I am trying to compare multiple columns in two different dataframes in R. This has been addressed previously on the forum (Compare group of two columns and return index matches R) but this is a different scenario: I am trying to compare if a column in dataframe 1
is between the range of 2 columns in dataframe 2
. Functions like match, merge, join, intersect
won't work here. I have been trying to use purr::pluck
but didn't get far. The dataframes are of different sizes.
Below is an example:
temp1.df <- mtcars
temp2.df <- data.frame(
Cyl = sample (4:8, 100, replace = TRUE),
Start = sample (1:22, 100, replace = TRUE),
End = sample (1:22, 100, replace = TRUE)
)
temp1.df$cyl <- as.character(temp1.df$cyl)
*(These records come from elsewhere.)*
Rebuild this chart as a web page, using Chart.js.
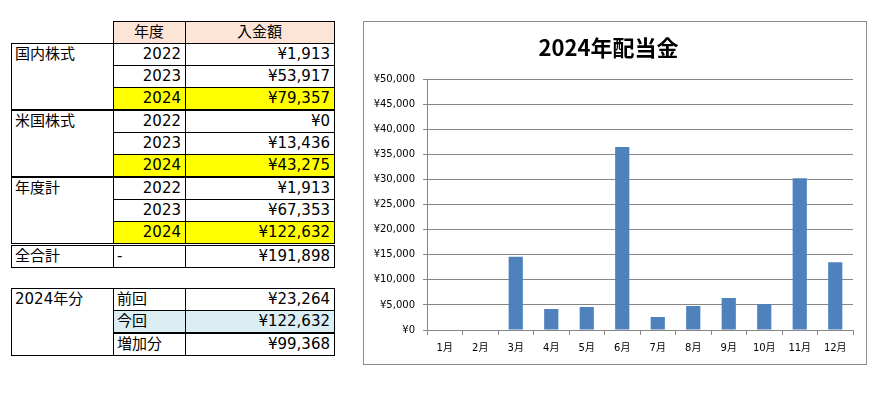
<!DOCTYPE html>
<html lang="ja">
<head>
<meta charset="utf-8">
<script src="https://cdn.jsdelivr.net/npm/chart.js@4"></script>
<style>
  body { margin: 0; background: #fff; font-family: "DejaVu Sans", "Noto Sans CJK JP", sans-serif; }
  table { position: absolute; border-collapse: collapse; table-layout: fixed; font-size: 15px; color: #000; }
  td { border: 1px solid #000; padding: 0 4px 0 3px; height: 21px; line-height: 21px; white-space: nowrap; overflow: hidden; }
  td.lbl { vertical-align: top; text-align: left; }
  td.yr { text-align: right; }
  td.amt { text-align: right; }
  td.hd { background: #fce4d6; text-align: center; }
  td.blank { border: none; }
  .y24 td.yr, .y24 td.amt { background: #ffff00; }
  .endblk td { border-bottom: 2px solid #000; }
  .total td { border-top: 3px double #000; }
  .now td { background: #daeef3; border-bottom: 2px solid #000; }
  #box { position: absolute; left: 363px; top: 21px; width: 502px; height: 342px; border: 1px solid #8c8c8c; }
</style>
</head>
<body>
<table id="t1" style="left:11px; top:21px;">
  <colgroup><col style="width:102px"><col style="width:72px"><col style="width:149px"></colgroup>
  <tr><td class="blank"></td><td class="hd">年度</td><td class="hd">入金額</td></tr>
  <tr><td class="lbl" rowspan="3" style="border-bottom:2px solid #000">国内株式</td><td class="yr">2022</td><td class="amt">¥1,913</td></tr>
  <tr><td class="yr">2023</td><td class="amt">¥53,917</td></tr>
  <tr class="y24 endblk"><td class="yr">2024</td><td class="amt">¥79,357</td></tr>
  <tr><td class="lbl" rowspan="3" style="border-bottom:2px solid #000">米国株式</td><td class="yr">2022</td><td class="amt">¥0</td></tr>
  <tr><td class="yr">2023</td><td class="amt">¥13,436</td></tr>
  <tr class="y24 endblk"><td class="yr">2024</td><td class="amt">¥43,275</td></tr>
  <tr><td class="lbl" rowspan="3">年度計</td><td class="yr">2022</td><td class="amt">¥1,913</td></tr>
  <tr><td class="yr">2023</td><td class="amt">¥67,353</td></tr>
  <tr class="y24"><td class="yr">2024</td><td class="amt">¥122,632</td></tr>
  <tr class="total"><td class="lbl">全合計</td><td style="text-align:left">-</td><td class="amt">¥191,898</td></tr>
</table>

<table id="t2" style="left:11px; top:288px;">
  <colgroup><col style="width:102px"><col style="width:72px"><col style="width:149px"></colgroup>
  <tr><td class="lbl" rowspan="3">2024年分</td><td>前回</td><td class="amt">¥23,264</td></tr>
  <tr class="now"><td>今回</td><td class="amt">¥122,632</td></tr>
  <tr><td>増加分</td><td class="amt">¥99,368</td></tr>
</table>

<div id="box"><canvas id="chart" width="502" height="342"></canvas></div>

<script>
const months = ['1月', '2月', '3月', '4月', '5月', '6月', '7月', '8月', '9月', '10月', '11月', '12月'];
const dividends = [0, 0, 14600, 4200, 4600, 36500, 2600, 4800, 6400, 5200, 30300, 13500];
const yTicks = [0, 5000, 10000, 15000, 20000, 25000, 30000, 35000, 40000, 45000, 50000];

const gridColor = '#868686';
const tickFont = { family: '"DejaVu Sans", "Noto Sans CJK JP"', size: 10 };

const ctx = document.getElementById('chart').getContext('2d');
const chart = new Chart(ctx, {
    type: 'bar',
    data: {
        labels: months,
        datasets: [{
            label: '配当金',
            data: dividends,
            backgroundColor: '#4f81bd',
            borderWidth: 0,
            barPercentage: 0.4,
            categoryPercentage: 1
        }]
    },
    options: {
        responsive: false,
        animation: false,
        layout: { padding: { left: 0, right: 13, top: 0, bottom: 0 } },
        plugins: {
            legend: { display: false },
            tooltip: { enabled: false },
            title: {
                display: true,
                text: '2024年配当金',
                color: '#000',
                font: { family: '"Noto Sans CJK JP"', size: 22, weight: 'bold' },
                padding: { top: 12, bottom: 19 }
            }
        },
        scales: {
            x: {
                grid: { offset: true, drawOnChartArea: false, drawTicks: true, tickLength: 5, color: gridColor },
                border: { display: true, color: gridColor },
                ticks: { color: '#000', font: tickFont, padding: 7, maxRotation: 0, autoSkip: false },
                afterFit: (scale) => { scale.height = 34; }
            },
            y: {
                min: 0,
                max: 50000,
                afterBuildTicks: (scale) => { scale.ticks = yTicks.map(v => ({ value: v })); },
                grid: { color: gridColor, tickLength: 4 },
                border: { display: true, color: gridColor },
                ticks: {
                    color: '#000',
                    font: tickFont,
                    padding: 8,
                    callback: (v) => '¥' + Number(v).toLocaleString('en-US')
                },
                afterFit: (scale) => { scale.width = 63; }
            }
        }
    }
});
</script>
</body>
</html>
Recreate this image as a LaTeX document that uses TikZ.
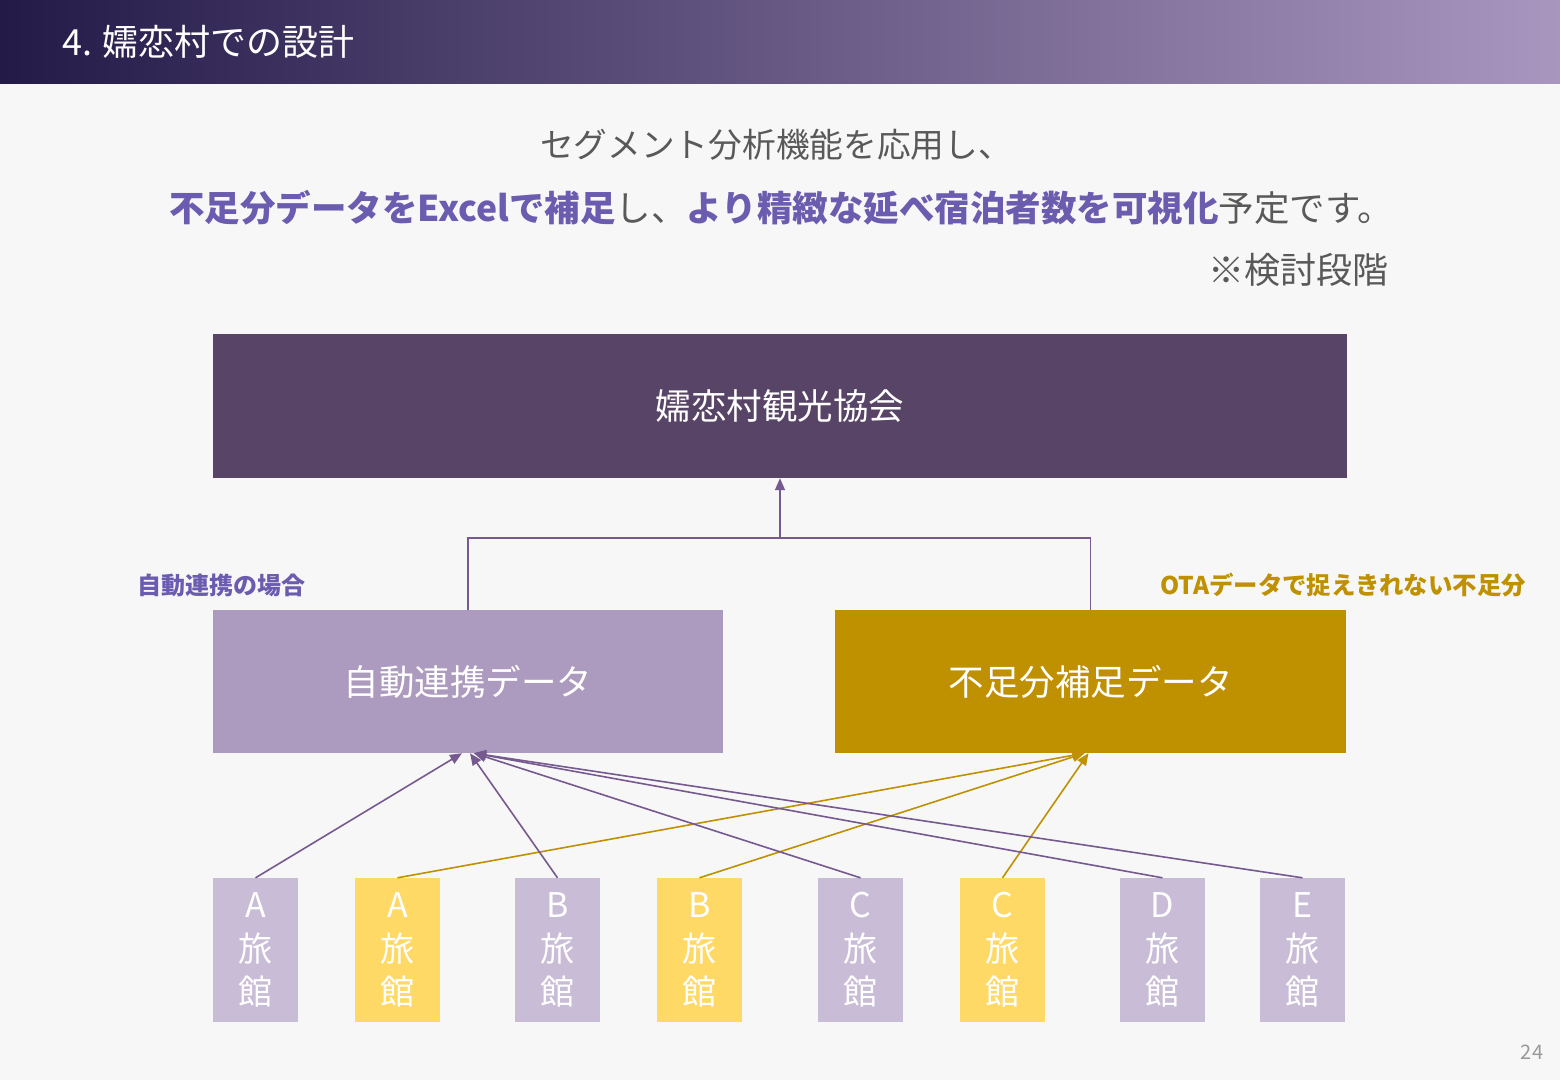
\documentclass[tikz,border=0pt]{standalone}
\usepackage{fontspec}
\usetikzlibrary{arrows.meta,calc}
\setmainfont{Noto Sans CJK JP}
\newfontfamily\cjk{Noto Sans CJK JP}
\definecolor{bg}{HTML}{F7F7F7}
\definecolor{hdl}{HTML}{231A48}
\definecolor{hdr}{HTML}{A996BF}
\definecolor{topc}{HTML}{574466}
\definecolor{autoc}{HTML}{AD9BBF}
\definecolor{goldc}{HTML}{BF9000}
\definecolor{lavc}{HTML}{C9BCD6}
\definecolor{yelc}{HTML}{FFD966}
\definecolor{txtg}{HTML}{595959}
\definecolor{hl}{HTML}{6B5CB0}
\definecolor{linep}{HTML}{76598F}
\begin{document}
\begin{tikzpicture}[x=1pt,y=-1pt,
  bigbox/.style={inner sep=0pt,text=white,font=\cjk\fontsize{35.5}{40}\selectfont},
  inn/.style={inner sep=0pt,minimum width=85pt,minimum height=144pt,text=white,align=center,
    font=\cjk\fontsize{34}{43.5}\selectfont},
  lavbox/.style={inn,fill=lavc},
  yelbox/.style={inn,fill=yelc},
  parrow/.style={draw=linep,line width=1.6pt,-{Triangle[length=12pt,width=10pt]}},
  garrow/.style={draw=goldc,line width=1.6pt,-{Triangle[length=12pt,width=10pt]}},
  pline/.style={draw=linep,line width=1.6pt}
]
\useasboundingbox (0,0) rectangle (1560,1080);
\fill[bg] (0,0) rectangle (1560,1080);
\shade[left color=hdl,right color=hdr] (0,0) rectangle (1560,83);
\node[anchor=west,text=white,font=\cjk\fontsize{36}{40}\selectfont,inner sep=0pt] (title) at (62,42) {4. 嬬恋村での設計};
\node[text=txtg,font=\cjk\fontsize{33.7}{38}\selectfont,inner sep=0pt] (sub1) at (776,145) {セグメント分析機能を応用し、};
\node[text=txtg,font=\cjk\fontsize{35.5}{40}\selectfont,inner sep=0pt] (sub2) at (781,208)
  {\textcolor{hl}{\bfseries 不足分データをExcelで補足}し、\textcolor{hl}{\bfseries より精緻な延べ宿泊者数を可視化}予定です。};
\node[anchor=east,text=txtg,font=\cjk\fontsize{36}{40}\selectfont,inner sep=0pt] (note) at (1389,270) {※検討段階};
\node[bigbox,fill=topc,minimum width=1134pt,minimum height=144pt] (top) at (780,406) {嬬恋村観光協会};
\node[bigbox,fill=autoc,minimum width=510pt,minimum height=143pt] (auto) at (468,681.5) {自動連携データ};
\node[bigbox,fill=goldc,minimum width=511pt,minimum height=143pt] (supp) at (1090.5,681.5) {不足分補足データ};
\node[anchor=west,text=hl,font=\cjk\bfseries\fontsize{24}{28}\selectfont,inner sep=0pt] (lab1) at (137,585) {自動連携の場合};
\node[anchor=east,text=goldc,font=\cjk\bfseries\fontsize{24.4}{28}\selectfont,inner sep=0pt] (lab2) at (1526,585) {OTAデータで捉えきれない不足分};
\coordinate (j) at (780,538);
\draw[pline] (auto.north) |- (j) -| (supp.north);
\draw[parrow] (j) -- (top.south);
\node[lavbox] (a1) at (255.5,950) {A\\旅\\館};
\node[yelbox] (a2) at (397.5,950) {A\\旅\\館};
\node[lavbox] (b1) at (557.5,950) {B\\旅\\館};
\node[yelbox] (b2) at (699.5,950) {B\\旅\\館};
\node[lavbox] (c1) at (860.5,950) {C\\旅\\館};
\node[yelbox] (c2) at (1002.5,950) {C\\旅\\館};
\node[lavbox] (d1) at (1162.5,950) {D\\旅\\館};
\node[lavbox] (e1) at (1302.5,950) {E\\旅\\館};
\draw[garrow] (a2.north) -- ([xshift=-6pt]supp.south);
\draw[garrow] (b2.north) -- ([xshift=-6pt]supp.south);
\draw[garrow] (c2.north) -- ([xshift=-2pt]supp.south);
\draw[parrow] (a1.north) -- ([xshift=-6pt]auto.south);
\draw[parrow] (b1.north) -- ([xshift=2pt]auto.south);
\draw[parrow] (c1.north) -- ([xshift=6pt]auto.south);
\draw[parrow] (d1.north) -- ([xshift=6pt]auto.south);
\draw[parrow] (e1.north) -- ([xshift=6pt]auto.south);
\node[text=black!40,font=\cjk\fontsize{20}{24}\selectfont,inner sep=0pt] (pg) at (1532,1052) {24};
\end{tikzpicture}
\end{document}
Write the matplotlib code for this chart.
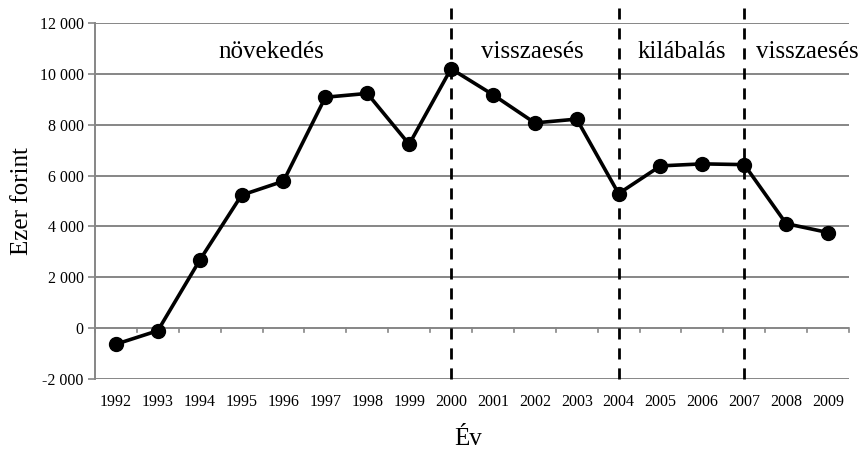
import matplotlib
matplotlib.use('Agg')
import matplotlib.pyplot as plt
import matplotlib.ticker as mticker

plt.rcParams['font.family'] = ['Liberation Serif', 'DejaVu Serif']

years = [1992, 1993, 1994, 1995, 1996, 1997, 1998, 1999, 2000,
         2001, 2002, 2003, 2004, 2005, 2006, 2007, 2008, 2009]
values = [-630, -100, 2670, 5230, 5780, 9080, 9230, 7230, 10200,
          9180, 8070, 8220, 5290, 6380, 6460, 6430, 4110, 3760]
breaks = [2000, 2004, 2007]
phases = ['növekedés', 'visszaesés', 'kilábalás', 'visszaesés']
phase_centers = [1995.7, 2001.95, 2005.5, 2008.5]
y_ticks = list(range(-2000, 12001, 2000))

grid_color = '#868686'

fig = plt.figure(figsize=(8.58, 4.55), dpi=100)
ax = fig.add_axes([0.1107, 0.167, 0.8788, 0.7825])

x = list(range(len(years)))
ax.set_xlim(-0.5, len(years) - 0.5)
ax.set_ylim(-2000, 12000)

# horizontal gridlines
for t in y_ticks:
    ax.axhline(t, color=grid_color, lw=1.4, zorder=1)

# x-axis tick marks at category boundaries on the zero line
for b in range(len(years) + 1):
    ax.plot([b - 0.5, b - 0.5], [0, -170], color=grid_color, lw=1.2, zorder=1,
            clip_on=False)

# the data line
ax.plot(x, values, color='black', lw=2.6, marker='o', markersize=10, zorder=4)

# phase separators
for br in breaks:
    xi = years.index(br)
    ax.plot([xi, xi], [-2000, 12600], color='black', lw=2, ls=(0, (4, 3.2)),
            zorder=3, clip_on=False)

for name, c in zip(phases, phase_centers):
    ax.text(c - years[0], 10850, name, fontsize=18, ha='center', va='center')

ax.set_xticks(x)
ax.set_xticklabels([str(y) for y in years], fontsize=11.5)
ax.tick_params(axis='x', length=0, pad=11)

ax.set_yticks(y_ticks)
ax.yaxis.set_major_formatter(mticker.FuncFormatter(
    lambda v, p: f'{int(v):,}'.replace(',', ' ')))
ax.tick_params(axis='y', length=5, color=grid_color, width=1.2, labelsize=11.5, pad=3)

for s in ['top', 'right', 'bottom']:
    ax.spines[s].set_visible(False)
ax.spines['left'].set_color(grid_color)
ax.spines['left'].set_linewidth(1.4)

ax.set_ylabel('Ezer forint', fontsize=18, labelpad=5)
fig.text(0.545, 0.035, 'Év', fontsize=18, ha='center', va='center')

fig.savefig('out.png', dpi=100)
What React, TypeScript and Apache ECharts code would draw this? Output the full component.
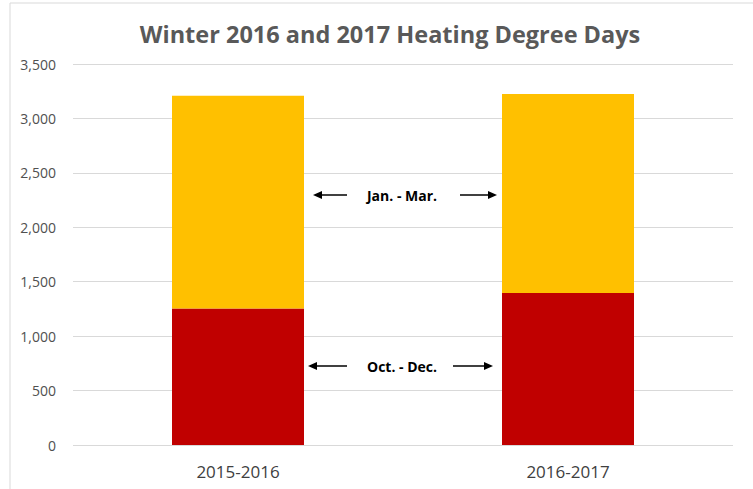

temp2.df$Cyl <- as.character(temp2.df$Cyl)
My attempt:
temp1.df <- temp1.df %>% mutate (new_mpg = case_when (
temp1.df$cyl %in% temp2.df$Cyl & temp2.df$Start <= temp1.df$mpg & temp2.df$End >= temp1.df$mpg ~ 1
))
Error:
Error in mutate_impl(.data, dots) :
Column `new_mpg` must be length 32 (the number of rows) or one, not 100
Expected Result:
- Compare temp1.df$cyl and temp2.df$Cyl. If they are match then -->
- Check if temp1.df$mpg is between temp2.df$Start and temp2.df$End -->
- if it is, then create a new variable new_mpg with value of 1.
It's hard to show the exact expected output here.
I realize I could loop this so for each row of temp1.df
but the original temp2.df
has over 250,000 rows. An efficient solution would be much appreciated.
Thanks